Shutting the Doors
I don't know why it bothers me. It is just a part-time job that I took just over a year ago to help defray gas costs.
I've worked for places that closed before, including my own store.
Maybe it is my age, and the fact that I would have continued here till I couldn't do it any more.
Maybe it is because I will miss these women more than most of the others I have worked with.
Maybe it is because we say we will stay in touch, but if the past is any indication, well, we won't.
It is just two weeks away, the final closing of the doors. The 80% off signs no longer appeal to me. I have, as Hubby says, enough clothes and jewelry to last the rest of my life. I have plenty of friends, another job and a valued faith gift. So what's the problem?
This place has given me a new outlook. I have become more confident. I wear my personality instead of polyester.
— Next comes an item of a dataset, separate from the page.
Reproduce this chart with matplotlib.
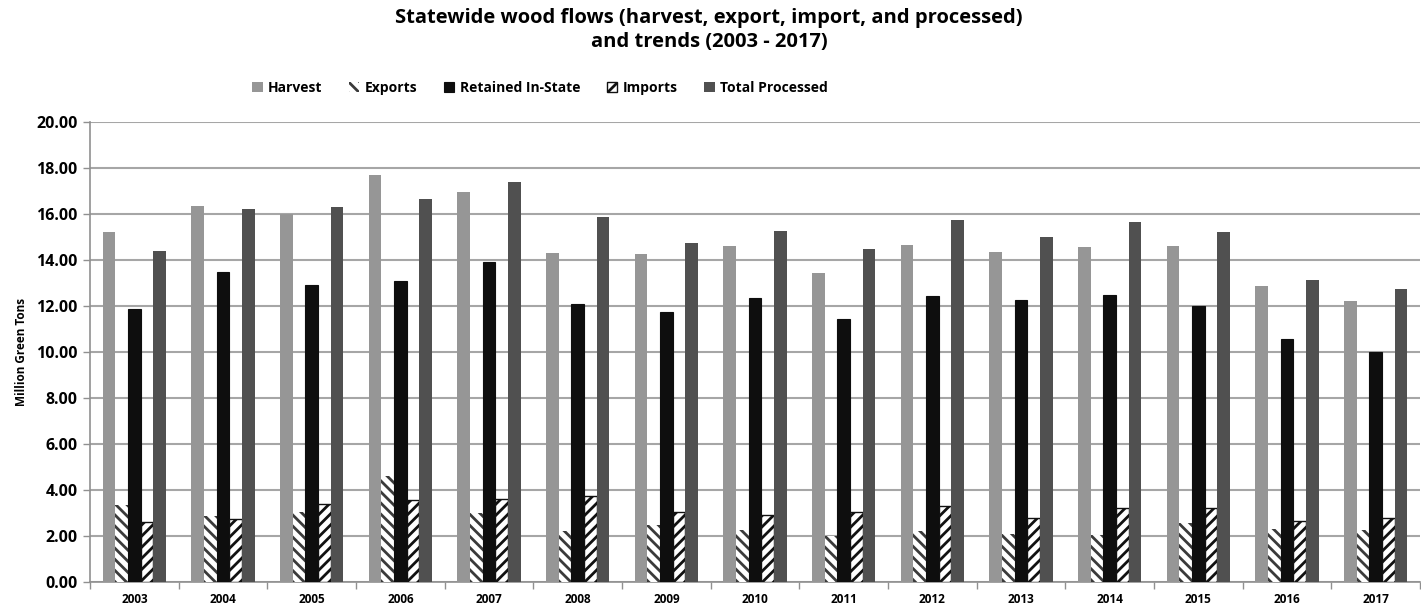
import matplotlib
matplotlib.use("Agg")
import matplotlib.pyplot as plt
import numpy as np

years = ["2003", "2004", "2005", "2006", "2007", "2008", "2009", "2010",
         "2011", "2012", "2013", "2014", "2015", "2016", "2017"]
harvest = [15.2, 16.35, 16.0, 17.7, 16.95, 14.3, 14.25, 14.6, 13.45, 14.65, 14.35, 14.55, 14.6, 12.85, 12.2]
exports = [3.35, 2.85, 3.05, 4.6, 3.0, 2.2, 2.5, 2.25, 2.0, 2.2, 2.1, 2.05, 2.55, 2.3, 2.25]
retained = [11.85, 13.5, 12.9, 13.1, 13.9, 12.1, 11.75, 12.35, 11.45, 12.45, 12.25, 12.5, 12.0, 10.55, 10.0]
imports = [2.6, 2.75, 3.4, 3.55, 3.6, 3.75, 3.05, 2.9, 3.05, 3.3, 2.8, 3.2, 3.2, 2.65, 2.8]
total = [14.4, 16.2, 16.3, 16.65, 17.4, 15.85, 14.75, 15.25, 14.5, 15.75, 15.0, 15.65, 15.2, 13.15, 12.75]
series_names = ["Harvest", "Exports", "Retained In-State", "Imports", "Total Processed"]

plt.rcParams['font.family'] = ['Open Sans', 'DejaVu Sans']
plt.rcParams['hatch.linewidth'] = 2.0

fig = plt.figure(figsize=(14.21, 6.15), dpi=100)
ax = fig.add_axes([90/1421, 1-582/615, 1330/1421, 460/615])

x = np.arange(len(years))
w = 0.143
offs = (np.arange(5) - 2) * w

ax.bar(x + offs[0], harvest, w, color="#969696", label=series_names[0], zorder=3)
ax.bar(x + offs[1], exports, w, color="white", hatch="\\\\\\", edgecolor="#3a3a3a",
       linewidth=0, label=series_names[1], zorder=3)
ax.bar(x + offs[2], retained, w, color="#0e0e0e", edgecolor="#0e0e0e", linewidth=0.8,
       label=series_names[2], zorder=3)
ax.bar(x + offs[3], imports, w, color="white", hatch="///", edgecolor="#111111",
       linewidth=1.0, label=series_names[3], zorder=3)
ax.bar(x + offs[4], total, w, color="#505050", label=series_names[4], zorder=3)

ax.set_xlim(-0.5, len(years) - 0.5)
ax.set_ylim(0, 20)
ax.set_yticks(np.arange(0, 20.01, 2))
ax.set_yticklabels([f"{v:.2f}" for v in np.arange(0, 20.01, 2)], fontsize=11.5, fontweight="bold")
ax.set_xticks(x)
ax.set_xticklabels(years, fontsize=8.5, fontweight="bold")
ax.set_xticks(np.arange(-0.5, len(years)), minor=True)
ax.tick_params(axis="x", which="major", length=0, pad=8)
ax.tick_params(axis="x", which="minor", length=5, color="#909090", width=1)
ax.tick_params(axis="y", length=5, color="#909090", width=1, pad=4)
ax.grid(axis="y", color="#a6a6a6", linewidth=1.5, zorder=0)
for s in ["top", "right"]:
    ax.spines[s].set_visible(False)
ax.spines["left"].set_color("#909090")
ax.spines["bottom"].set_color("#909090")
ax.spines["left"].set_linewidth(1.2)
ax.spines["bottom"].set_linewidth(1.2)

ax.set_ylabel("Million Green Tons", fontsize=8.5, fontweight="bold", labelpad=6)

fig.text(709/1421, 1-30/615, "Statewide wood flows (harvest, export, import, and processed)\nand trends (2003 - 2017)",
         ha="center", va="center", fontsize=14.5, fontweight="bold", linespacing=1.25)

leg = fig.legend(loc="center", bbox_to_anchor=(540/1421, 1-88/615), ncol=5, frameon=False,
                 fontsize=10, handlelength=0.75, handleheight=0.75, columnspacing=1.9,
                 handletextpad=0.4)
for t in leg.get_texts():
    t.set_fontweight("bold")

fig.savefig("out.png", dpi=100)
I've become more outgoing. It and my church have driven me to be more ME. The boss's young daughter says she wants to dress like me when she's sixty. Some of the others say I have a certain zing for my age. I don't think they realize that they are the ones who helped me to be the person I was once, and am again.
I tend to look at everything from the time Mom passed away. Many things happened that year. Facebook, old friends entering my life again and new friends appearing. New jobs, new blog, new church. The YMCA. Dancing. Confidence. The bucket list. It wasn't all good, but I learned from the hurts, too.
"Busy Bee's", as Hubby nicknamed the joint, became a place of fun and refuge. I'll miss that fun. I'll miss the customers. I hope I have gained enough knowledge of myself that it will carry on, even if the friendships don't.
So, farewell. It just won't be the same without you.